[PROMPT]:
In the material below, find all lines with the string "this" and copy them.

— START OF MATERIALS PROVIDED —

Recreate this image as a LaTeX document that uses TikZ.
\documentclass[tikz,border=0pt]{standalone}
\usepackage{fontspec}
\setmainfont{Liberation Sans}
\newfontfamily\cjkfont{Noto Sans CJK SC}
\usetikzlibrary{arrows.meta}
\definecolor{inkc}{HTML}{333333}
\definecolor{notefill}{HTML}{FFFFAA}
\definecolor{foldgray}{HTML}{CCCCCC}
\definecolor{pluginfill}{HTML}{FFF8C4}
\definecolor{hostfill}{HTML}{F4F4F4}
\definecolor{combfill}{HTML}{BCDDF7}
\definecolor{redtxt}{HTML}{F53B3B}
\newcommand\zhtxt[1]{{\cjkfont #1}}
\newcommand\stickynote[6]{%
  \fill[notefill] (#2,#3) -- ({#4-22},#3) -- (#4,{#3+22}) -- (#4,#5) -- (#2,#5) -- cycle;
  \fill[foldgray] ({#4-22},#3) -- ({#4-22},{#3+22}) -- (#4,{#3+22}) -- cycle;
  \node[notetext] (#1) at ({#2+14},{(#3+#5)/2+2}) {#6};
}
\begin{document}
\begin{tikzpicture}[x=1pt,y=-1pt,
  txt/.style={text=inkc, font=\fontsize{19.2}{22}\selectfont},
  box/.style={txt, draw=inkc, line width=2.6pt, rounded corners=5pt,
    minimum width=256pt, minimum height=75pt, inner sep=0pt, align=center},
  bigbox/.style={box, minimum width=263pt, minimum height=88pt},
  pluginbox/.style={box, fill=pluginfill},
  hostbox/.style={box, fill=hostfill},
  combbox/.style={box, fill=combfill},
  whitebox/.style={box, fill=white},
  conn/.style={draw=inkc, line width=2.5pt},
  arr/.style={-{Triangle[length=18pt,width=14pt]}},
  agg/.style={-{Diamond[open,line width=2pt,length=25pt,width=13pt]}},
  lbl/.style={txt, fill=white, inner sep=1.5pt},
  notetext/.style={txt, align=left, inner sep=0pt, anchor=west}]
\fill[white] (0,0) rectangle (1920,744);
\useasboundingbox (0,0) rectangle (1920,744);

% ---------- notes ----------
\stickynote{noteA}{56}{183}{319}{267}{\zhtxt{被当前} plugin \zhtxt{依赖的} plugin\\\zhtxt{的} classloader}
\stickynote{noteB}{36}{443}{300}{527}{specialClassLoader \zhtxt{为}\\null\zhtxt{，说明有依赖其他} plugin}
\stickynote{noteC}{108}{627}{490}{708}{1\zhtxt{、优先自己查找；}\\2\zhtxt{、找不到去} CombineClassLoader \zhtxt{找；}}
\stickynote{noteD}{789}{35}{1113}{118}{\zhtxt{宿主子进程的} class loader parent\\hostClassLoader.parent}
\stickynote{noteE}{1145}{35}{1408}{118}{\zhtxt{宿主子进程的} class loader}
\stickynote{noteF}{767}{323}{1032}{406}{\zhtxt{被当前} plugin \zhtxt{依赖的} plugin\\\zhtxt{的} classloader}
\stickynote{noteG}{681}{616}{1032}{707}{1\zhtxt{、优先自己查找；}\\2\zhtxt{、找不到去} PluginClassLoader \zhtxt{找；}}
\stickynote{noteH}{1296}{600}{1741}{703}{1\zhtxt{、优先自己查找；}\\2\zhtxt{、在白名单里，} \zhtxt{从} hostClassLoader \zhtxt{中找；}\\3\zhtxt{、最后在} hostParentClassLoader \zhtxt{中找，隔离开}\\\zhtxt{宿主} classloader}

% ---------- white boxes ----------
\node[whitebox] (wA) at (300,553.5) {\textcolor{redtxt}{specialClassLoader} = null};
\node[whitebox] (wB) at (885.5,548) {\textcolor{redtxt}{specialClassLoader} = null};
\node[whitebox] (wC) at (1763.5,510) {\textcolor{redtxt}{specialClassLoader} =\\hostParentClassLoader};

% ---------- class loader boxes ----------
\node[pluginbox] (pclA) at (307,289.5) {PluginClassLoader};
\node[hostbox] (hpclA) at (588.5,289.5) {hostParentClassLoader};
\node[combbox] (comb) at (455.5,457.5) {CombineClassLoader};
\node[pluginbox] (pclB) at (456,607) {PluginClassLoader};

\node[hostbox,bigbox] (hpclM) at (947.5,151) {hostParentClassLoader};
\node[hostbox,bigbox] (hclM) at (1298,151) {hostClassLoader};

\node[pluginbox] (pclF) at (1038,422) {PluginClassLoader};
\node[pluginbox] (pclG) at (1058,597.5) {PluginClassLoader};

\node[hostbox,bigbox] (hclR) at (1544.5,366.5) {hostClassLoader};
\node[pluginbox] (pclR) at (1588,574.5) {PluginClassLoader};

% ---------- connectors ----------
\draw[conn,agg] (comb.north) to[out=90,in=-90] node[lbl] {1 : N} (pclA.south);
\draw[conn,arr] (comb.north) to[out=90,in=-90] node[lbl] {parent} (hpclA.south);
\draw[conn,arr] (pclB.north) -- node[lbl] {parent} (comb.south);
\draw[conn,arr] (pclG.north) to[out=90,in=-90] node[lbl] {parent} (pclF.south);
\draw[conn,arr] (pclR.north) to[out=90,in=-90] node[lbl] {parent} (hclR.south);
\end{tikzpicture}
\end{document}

— END OF MATERIALS PROVIDED —
— START OF MATERIALS PROVIDED —

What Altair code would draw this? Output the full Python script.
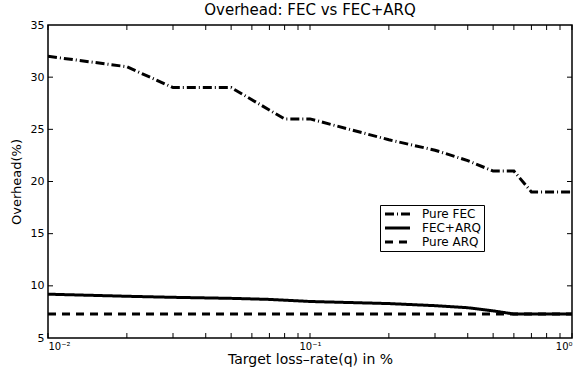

— END OF MATERIALS PROVIDED —

[TASK SOLUTION]:
Recreate this image as a LaTeX document that uses TikZ.
What Altair code would draw this? Output the full Python script.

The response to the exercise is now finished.